* BEGIN Dataset content *
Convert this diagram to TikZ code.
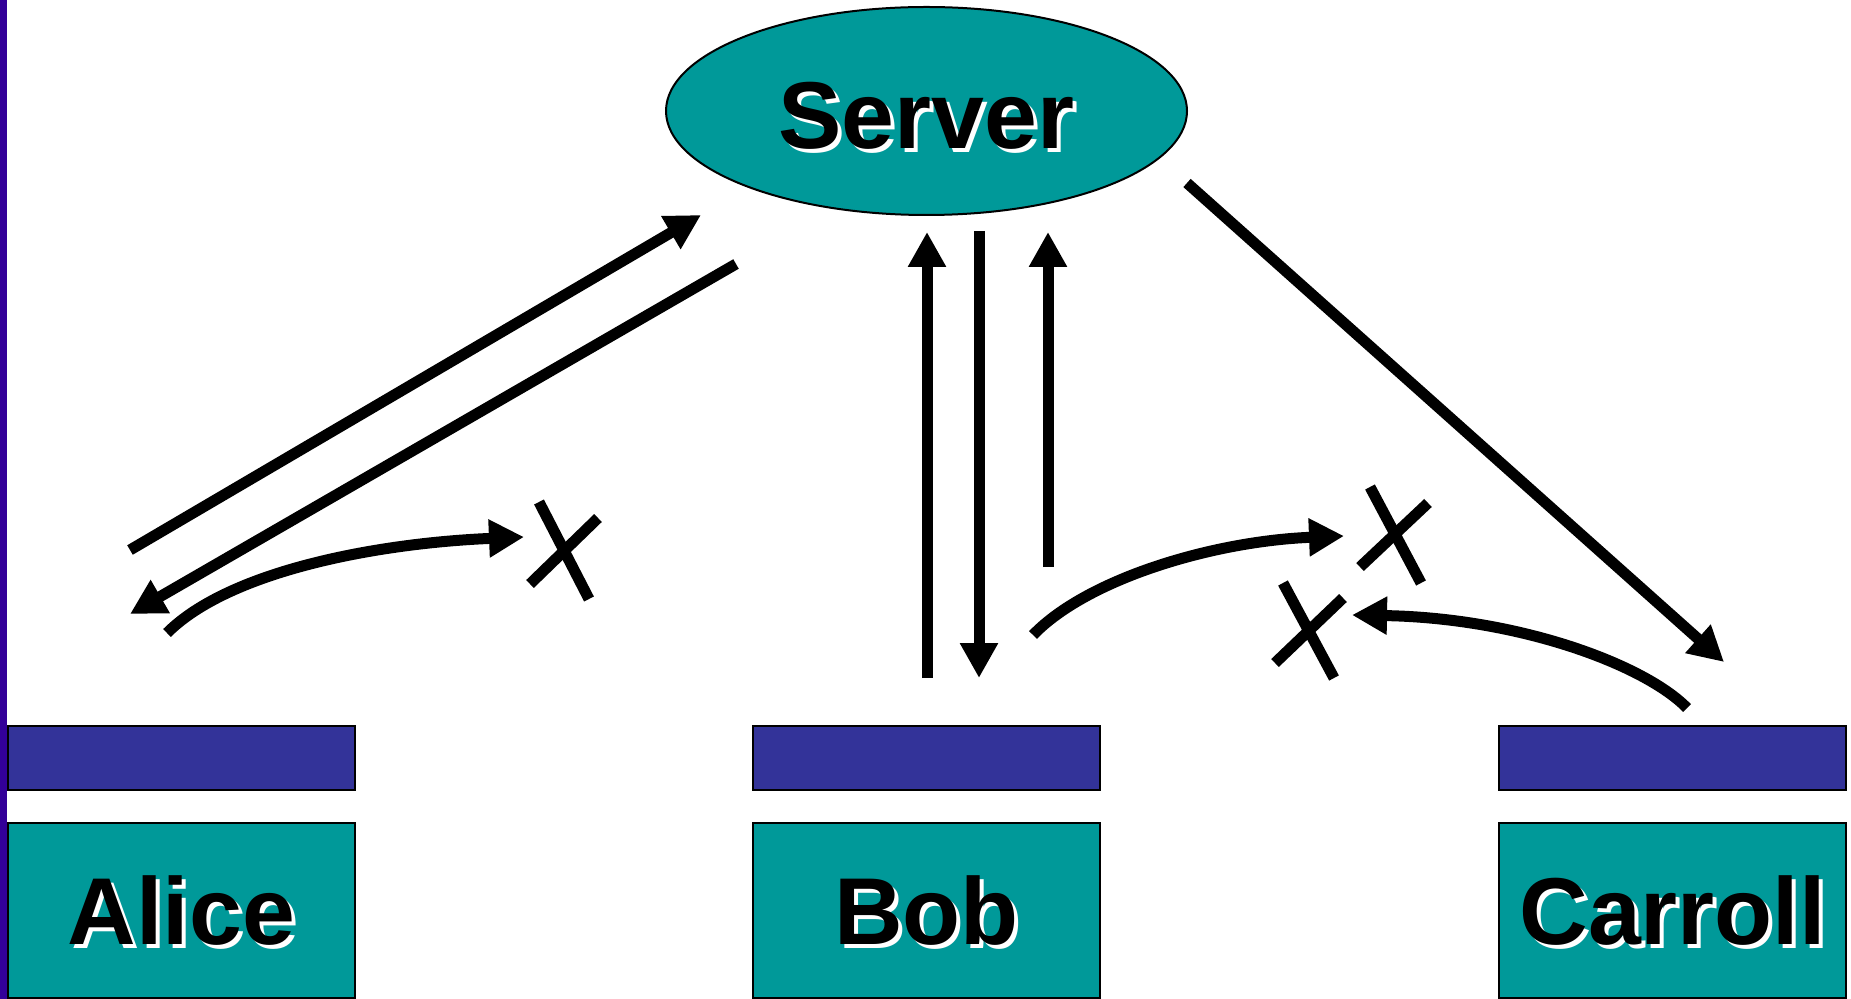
\documentclass[tikz,border=0pt]{standalone}
\usepackage{fontspec}
\setmainfont{Liberation Sans}
\usetikzlibrary{arrows.meta,shapes.geometric}

\definecolor{hostteal}{HTML}{009999}
\definecolor{barblue}{HTML}{333399}
\definecolor{edgeviolet}{HTML}{330099}

% black label with a white drop shadow to the lower right
\newcommand\shadowed[1]{\rlap{\kern2pt\raisebox{-2pt}{\color{white}#1}}#1}

\begin{document}
\begin{tikzpicture}[x=0.5pt,y=-0.5pt,
  label font/.style={font=\bfseries\fontsize{47.5}{50}\selectfont},
  server/.style={ellipse,draw,line width=1pt,fill=hostteal,inner sep=0pt,
    minimum width=260.5pt,minimum height=104pt,label font,
    text height=37.5pt,text depth=0pt},
  hostbox/.style={rectangle,draw,line width=1pt,fill=hostteal,inner sep=0pt,
    minimum width=173.5pt,minimum height=87.5pt,label font,
    text height=33.5pt,text depth=0pt},
  hostbar/.style={rectangle,draw,line width=1pt,fill=barblue,inner sep=0pt,
    minimum width=173.5pt,minimum height=32pt},
  msg/.style={line width=5.5pt,-{Triangle[length=17.5pt,width=18pt]}},
  stroke/.style={line width=5.5pt}]

\useasboundingbox (0,0) rectangle (1851,999);

% left edge rule
\fill[edgeviolet] (0,0) rectangle (7,999);

% server and the three hosts
\node[server] (server) at (926.5,111) {\shadowed{Server}};

\node[hostbar] (alicebar)   at (181.5,758)  {};
\node[hostbar] (bobbar)     at (926.5,758)  {};
\node[hostbar] (carrollbar) at (1672.5,758) {};

\node[hostbox] (alice)   at (181.5,910.5)  {\shadowed{Alice}};
\node[hostbox] (bob)     at (926.5,910.5)  {\shadowed{Bob}};
\node[hostbox] (carroll) at (1672.5,910.5) {\shadowed{Carroll}};

% message end points
\coordinate (aup0)  at (130,550);
\coordinate (aup1)  at (701,215);
\coordinate (adn0)  at (736,264);
\coordinate (adn1)  at (130,614);
\coordinate (bup0)  at (927,678);
\coordinate (bup1)  at (927,232);
\coordinate (bdn0)  at (979,231);
\coordinate (bdn1)  at (979,678);
\coordinate (bre0)  at (1048,567);
\coordinate (bre1)  at (1048,232);
\coordinate (cdn0)  at (1187,183);
\coordinate (cdn1)  at (1724,662);

% direct messages between hosts
\coordinate (ab0) at (167,633);
\coordinate (ab1) at (524,537);
\coordinate (bc0) at (1033,635);
\coordinate (bc1) at (1344,536);
\coordinate (cb0) at (1687,708);
\coordinate (cb1) at (1352,615);

% crosses blocking the direct messages
\coordinate (x1a) at (539,502);  \coordinate (x1b) at (589,599);
\coordinate (x1c) at (598,518);  \coordinate (x1d) at (530,584);
\coordinate (x2a) at (1370,487); \coordinate (x2b) at (1421,583);
\coordinate (x2c) at (1428,503); \coordinate (x2d) at (1360,567);
\coordinate (x3a) at (1283,583); \coordinate (x3b) at (1334,678);
\coordinate (x3c) at (1343,598); \coordinate (x3d) at (1275,663);

% server traffic
\draw[msg] (aup0) -- (aup1);
\draw[msg] (adn0) -- (adn1);
\draw[msg] (bup0) -- (bup1);
\draw[msg] (bdn0) -- (bdn1);
\draw[msg] (bre0) -- (bre1);
\draw[msg] (cdn0) -- (cdn1);

% attempted host-to-host traffic
\draw[msg] (ab0) .. controls (230,570) and (380,543) .. (ab1);
\draw[msg] (bc0) .. controls (1088,578) and (1215,541) .. (bc1);
\draw[msg] (cb0) .. controls (1645,665) and (1520,618) .. (cb1);

\draw[stroke] (x1a) -- (x1b);
\draw[stroke] (x1c) -- (x1d);
\draw[stroke] (x2a) -- (x2b);
\draw[stroke] (x2c) -- (x2d);
\draw[stroke] (x3a) -- (x3b);
\draw[stroke] (x3c) -- (x3d);

\end{tikzpicture}
\end{document}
* END Dataset content *
_Exercise details_. In your copy, leave out the pictures and reproduce the material above exactly.

_Task answer_.
Convert this diagram to TikZ code.
\documentclass[tikz,border=0pt]{standalone}
\usepackage{fontspec}
\setmainfont{Liberation Sans}
\usetikzlibrary{arrows.meta,shapes.geometric}

\definecolor{hostteal}{HTML}{009999}
\definecolor{barblue}{HTML}{333399}
\definecolor{edgeviolet}{HTML}{330099}

% black label with a white drop shadow to the lower right
\newcommand\shadowed[1]{\rlap{\kern2pt\raisebox{-2pt}{\color{white}#1}}#1}

\begin{document}
\begin{tikzpicture}[x=0.5pt,y=-0.5pt,
  label font/.style={font=\bfseries\fontsize{47.5}{50}\selectfont},
  server/.style={ellipse,draw,line width=1pt,fill=hostteal,inner sep=0pt,
    minimum width=260.5pt,minimum height=104pt,label font,
    text height=37.5pt,text depth=0pt},
  hostbox/.style={rectangle,draw,line width=1pt,fill=hostteal,inner sep=0pt,
    minimum width=173.5pt,minimum height=87.5pt,label font,
    text height=33.5pt,text depth=0pt},
  hostbar/.style={rectangle,draw,line width=1pt,fill=barblue,inner sep=0pt,
    minimum width=173.5pt,minimum height=32pt},
  msg/.style={line width=5.5pt,-{Triangle[length=17.5pt,width=18pt]}},
  stroke/.style={line width=5.5pt}]

\useasboundingbox (0,0) rectangle (1851,999);

% left edge rule
\fill[edgeviolet] (0,0) rectangle (7,999);

% server and the three hosts
\node[server] (server) at (926.5,111) {\shadowed{Server}};

\node[hostbar] (alicebar)   at (181.5,758)  {};
\node[hostbar] (bobbar)     at (926.5,758)  {};
\node[hostbar] (carrollbar) at (1672.5,758) {};

\node[hostbox] (alice)   at (181.5,910.5)  {\shadowed{Alice}};
\node[hostbox] (bob)     at (926.5,910.5)  {\shadowed{Bob}};
\node[hostbox] (carroll) at (1672.5,910.5) {\shadowed{Carroll}};

% message end points
\coordinate (aup0)  at (130,550);
\coordinate (aup1)  at (701,215);
\coordinate (adn0)  at (736,264);
\coordinate (adn1)  at (130,614);
\coordinate (bup0)  at (927,678);
\coordinate (bup1)  at (927,232);
\coordinate (bdn0)  at (979,231);
\coordinate (bdn1)  at (979,678);
\coordinate (bre0)  at (1048,567);
\coordinate (bre1)  at (1048,232);
\coordinate (cdn0)  at (1187,183);
\coordinate (cdn1)  at (1724,662);

% direct messages between hosts
\coordinate (ab0) at (167,633);
\coordinate (ab1) at (524,537);
\coordinate (bc0) at (1033,635);
\coordinate (bc1) at (1344,536);
\coordinate (cb0) at (1687,708);
\coordinate (cb1) at (1352,615);

% crosses blocking the direct messages
\coordinate (x1a) at (539,502);  \coordinate (x1b) at (589,599);
\coordinate (x1c) at (598,518);  \coordinate (x1d) at (530,584);
\coordinate (x2a) at (1370,487); \coordinate (x2b) at (1421,583);
\coordinate (x2c) at (1428,503); \coordinate (x2d) at (1360,567);
\coordinate (x3a) at (1283,583); \coordinate (x3b) at (1334,678);
\coordinate (x3c) at (1343,598); \coordinate (x3d) at (1275,663);

% server traffic
\draw[msg] (aup0) -- (aup1);
\draw[msg] (adn0) -- (adn1);
\draw[msg] (bup0) -- (bup1);
\draw[msg] (bdn0) -- (bdn1);
\draw[msg] (bre0) -- (bre1);
\draw[msg] (cdn0) -- (cdn1);

% attempted host-to-host traffic
\draw[msg] (ab0) .. controls (230,570) and (380,543) .. (ab1);
\draw[msg] (bc0) .. controls (1088,578) and (1215,541) .. (bc1);
\draw[msg] (cb0) .. controls (1645,665) and (1520,618) .. (cb1);

\draw[stroke] (x1a) -- (x1b);
\draw[stroke] (x1c) -- (x1d);
\draw[stroke] (x2a) -- (x2b);
\draw[stroke] (x2c) -- (x2d);
\draw[stroke] (x3a) -- (x3b);
\draw[stroke] (x3c) -- (x3d);

\end{tikzpicture}
\end{document}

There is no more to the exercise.